5) Con sentenza n. 4612 del 15 febbraio 2019 la Suprema Corte, in accoglimento del ricorso presentato da un lavoratore, ha riconosciuto la responsabilità civile della società datrice di lavoro per il sinistro occorsogli. La Corte ha chiarito che l’esonero del datore di lavoro dalla responsabilità civile per tutti i danni coperti da assicurazione obbligatoria, di cui all’art. 10 del Testo Unico delle assicurazioni obbligatorie sui luoghi di lavoro (D.p.r. 1124/65), in quanto istituto “strettamente inserito nel vigente sistema previdenziale – assicurativo, come uno dei contributi e prestazioni assicurative che opera all’interno e nell’ambito dell’oggetto dell’assicurazione”, non opera laddove non intervenga la copertura assicurativa. Sicché, pur trovando il danno origine dalla prestazione di lavoro, la responsabilità sarà disciplinata dalla normativa contenuta nel codice civile.

PERCHé é IMPORTANTE:

1) La mera cessazione nell’esecuzione delle prestazioni non è circostanza di per sé sola idonea a provare il licenziamento ma occorre che, seppur intimato oralmente al lavoratore, quest’ultimo ne fornisca la prova.
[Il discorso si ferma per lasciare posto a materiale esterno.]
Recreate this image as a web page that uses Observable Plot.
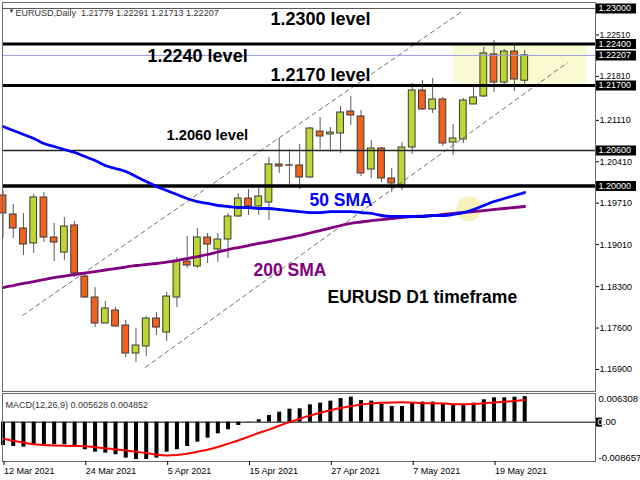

2) Laddove il fatto contestato al lavoratore rientri nella prassi tollerata dall’azienda, il licenziamento disciplinare irrogato al medesimo deve ritenersi illegittimo per difetto di proporzionalità.

3) Il giudice del lavoro può porre a fondamento del proprio convincimento circa la sussistenza di una giusta causa di licenziamento anche prove derivanti da indagini svolte in sede penale.

4) Il dipendente può chiedere al datore di lavoro l’accesso a tutti i propri dati personali, ivi inclusi quelli che, pur non avendo carattere oggettivo, siano contenuti in documenti che portano alle decisioni aziendali.

5) Nel caso in cui manchi la prestazione previdenziale di cui all’art 10 del Testo Unico delle assicurazioni obbligatorie sui luoghi di lavoro, non essendovi quindi copertura assicurativa, la responsabilità civile per gli infortuni occorsi ai dipendenti sul luogo di lavoro ricade sul datore di lavoro.